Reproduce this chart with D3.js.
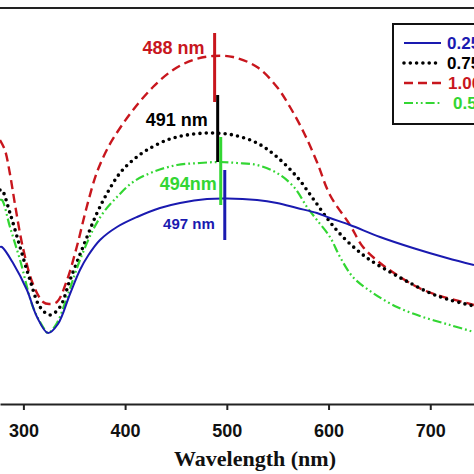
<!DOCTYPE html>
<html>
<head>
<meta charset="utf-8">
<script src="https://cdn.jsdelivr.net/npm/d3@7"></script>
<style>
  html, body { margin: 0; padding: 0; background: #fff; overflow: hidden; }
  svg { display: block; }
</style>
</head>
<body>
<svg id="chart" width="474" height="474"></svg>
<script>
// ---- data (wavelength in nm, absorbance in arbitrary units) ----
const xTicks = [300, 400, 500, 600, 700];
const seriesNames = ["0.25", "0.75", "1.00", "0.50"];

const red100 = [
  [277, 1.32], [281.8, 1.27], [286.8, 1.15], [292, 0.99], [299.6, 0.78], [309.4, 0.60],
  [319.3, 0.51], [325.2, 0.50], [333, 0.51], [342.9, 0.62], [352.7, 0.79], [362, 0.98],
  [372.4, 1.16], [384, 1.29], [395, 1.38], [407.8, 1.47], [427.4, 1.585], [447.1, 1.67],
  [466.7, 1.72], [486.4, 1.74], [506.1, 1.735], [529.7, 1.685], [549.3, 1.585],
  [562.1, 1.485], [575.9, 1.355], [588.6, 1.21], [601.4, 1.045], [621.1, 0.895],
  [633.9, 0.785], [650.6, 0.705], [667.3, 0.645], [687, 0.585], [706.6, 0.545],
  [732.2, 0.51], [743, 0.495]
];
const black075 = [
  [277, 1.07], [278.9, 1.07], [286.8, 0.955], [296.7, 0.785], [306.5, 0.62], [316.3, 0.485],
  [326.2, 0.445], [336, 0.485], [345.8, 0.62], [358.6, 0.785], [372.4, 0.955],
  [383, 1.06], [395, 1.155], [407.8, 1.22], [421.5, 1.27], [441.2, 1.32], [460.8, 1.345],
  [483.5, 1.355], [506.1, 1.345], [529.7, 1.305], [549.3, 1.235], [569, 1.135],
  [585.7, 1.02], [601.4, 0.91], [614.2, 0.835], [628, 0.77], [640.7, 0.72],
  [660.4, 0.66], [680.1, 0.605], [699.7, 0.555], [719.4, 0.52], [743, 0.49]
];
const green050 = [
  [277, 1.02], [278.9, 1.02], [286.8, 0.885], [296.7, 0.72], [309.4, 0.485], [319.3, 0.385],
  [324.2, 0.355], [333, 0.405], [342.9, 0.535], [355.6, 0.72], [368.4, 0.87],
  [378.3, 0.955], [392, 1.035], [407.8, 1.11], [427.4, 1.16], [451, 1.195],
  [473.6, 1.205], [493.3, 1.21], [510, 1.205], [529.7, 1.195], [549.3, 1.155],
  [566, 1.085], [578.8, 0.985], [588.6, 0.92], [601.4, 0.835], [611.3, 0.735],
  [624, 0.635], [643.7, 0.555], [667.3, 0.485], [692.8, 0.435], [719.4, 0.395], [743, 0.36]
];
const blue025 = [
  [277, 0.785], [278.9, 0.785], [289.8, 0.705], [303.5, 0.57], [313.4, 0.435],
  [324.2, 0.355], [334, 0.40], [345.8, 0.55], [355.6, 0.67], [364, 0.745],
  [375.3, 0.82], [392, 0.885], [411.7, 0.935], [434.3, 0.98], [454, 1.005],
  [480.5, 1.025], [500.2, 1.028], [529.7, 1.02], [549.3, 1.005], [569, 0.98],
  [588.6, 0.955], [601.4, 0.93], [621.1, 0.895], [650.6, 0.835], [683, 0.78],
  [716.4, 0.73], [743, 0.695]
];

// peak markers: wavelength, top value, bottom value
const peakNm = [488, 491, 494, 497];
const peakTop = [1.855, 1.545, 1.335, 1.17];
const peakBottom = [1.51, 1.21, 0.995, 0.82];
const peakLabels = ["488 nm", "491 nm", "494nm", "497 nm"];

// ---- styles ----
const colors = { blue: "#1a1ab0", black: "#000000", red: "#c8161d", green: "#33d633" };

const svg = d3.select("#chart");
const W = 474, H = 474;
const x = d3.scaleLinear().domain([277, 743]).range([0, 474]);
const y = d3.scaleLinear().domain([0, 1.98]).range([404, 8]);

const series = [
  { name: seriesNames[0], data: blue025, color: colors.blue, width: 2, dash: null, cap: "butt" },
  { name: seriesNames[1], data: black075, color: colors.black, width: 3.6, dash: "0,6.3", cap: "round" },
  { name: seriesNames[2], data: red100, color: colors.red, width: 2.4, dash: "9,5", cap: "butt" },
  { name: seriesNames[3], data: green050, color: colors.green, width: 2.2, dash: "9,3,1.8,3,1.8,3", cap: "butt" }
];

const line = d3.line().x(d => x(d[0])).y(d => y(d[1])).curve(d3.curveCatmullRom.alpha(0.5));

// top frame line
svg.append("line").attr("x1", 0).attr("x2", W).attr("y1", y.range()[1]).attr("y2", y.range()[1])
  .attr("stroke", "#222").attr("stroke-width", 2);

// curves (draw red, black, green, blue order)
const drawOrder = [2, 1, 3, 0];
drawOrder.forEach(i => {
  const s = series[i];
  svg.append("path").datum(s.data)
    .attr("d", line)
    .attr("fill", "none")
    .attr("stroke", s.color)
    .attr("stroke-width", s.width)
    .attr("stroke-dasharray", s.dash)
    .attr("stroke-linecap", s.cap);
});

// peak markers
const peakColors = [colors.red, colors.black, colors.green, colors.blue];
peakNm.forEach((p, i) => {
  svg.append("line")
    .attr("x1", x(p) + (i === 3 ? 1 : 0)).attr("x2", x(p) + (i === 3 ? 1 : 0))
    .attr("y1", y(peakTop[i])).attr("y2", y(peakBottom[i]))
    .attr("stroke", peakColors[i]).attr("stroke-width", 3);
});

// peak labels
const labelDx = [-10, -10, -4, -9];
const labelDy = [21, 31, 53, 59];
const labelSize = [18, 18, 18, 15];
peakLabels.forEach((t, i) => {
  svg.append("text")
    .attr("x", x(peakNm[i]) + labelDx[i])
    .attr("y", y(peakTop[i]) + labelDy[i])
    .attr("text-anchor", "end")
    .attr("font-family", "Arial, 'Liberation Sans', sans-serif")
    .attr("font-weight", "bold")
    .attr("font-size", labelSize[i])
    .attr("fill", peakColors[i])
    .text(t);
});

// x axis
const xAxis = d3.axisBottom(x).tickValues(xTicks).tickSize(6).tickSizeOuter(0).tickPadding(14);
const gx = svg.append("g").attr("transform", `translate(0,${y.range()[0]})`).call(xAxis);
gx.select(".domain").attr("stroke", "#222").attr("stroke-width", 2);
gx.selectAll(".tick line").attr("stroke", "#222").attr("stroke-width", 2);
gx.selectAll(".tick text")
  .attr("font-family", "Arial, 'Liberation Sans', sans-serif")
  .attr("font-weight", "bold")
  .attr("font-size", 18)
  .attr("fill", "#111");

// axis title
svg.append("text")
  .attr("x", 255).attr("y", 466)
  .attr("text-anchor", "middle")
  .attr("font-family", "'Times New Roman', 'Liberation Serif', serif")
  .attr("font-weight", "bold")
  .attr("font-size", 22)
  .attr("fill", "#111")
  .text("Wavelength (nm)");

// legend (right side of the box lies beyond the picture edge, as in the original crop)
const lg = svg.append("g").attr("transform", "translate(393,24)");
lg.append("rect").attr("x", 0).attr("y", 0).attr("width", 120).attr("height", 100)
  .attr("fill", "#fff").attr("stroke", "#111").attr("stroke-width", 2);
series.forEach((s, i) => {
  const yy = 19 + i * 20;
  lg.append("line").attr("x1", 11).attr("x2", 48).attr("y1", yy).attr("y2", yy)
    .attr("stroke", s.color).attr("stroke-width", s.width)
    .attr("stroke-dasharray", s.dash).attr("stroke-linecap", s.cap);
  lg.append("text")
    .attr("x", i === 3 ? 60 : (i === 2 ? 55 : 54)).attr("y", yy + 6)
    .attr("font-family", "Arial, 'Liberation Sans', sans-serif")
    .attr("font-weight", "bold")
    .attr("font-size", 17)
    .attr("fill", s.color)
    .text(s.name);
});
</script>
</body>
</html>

* * * * *

Copy out each line of the data where the string "chart" appears.

*Exercise solution*.
Reproduce this chart with D3.js.
<svg id="chart" width="474" height="474"></svg>
const svg = d3.select("#chart");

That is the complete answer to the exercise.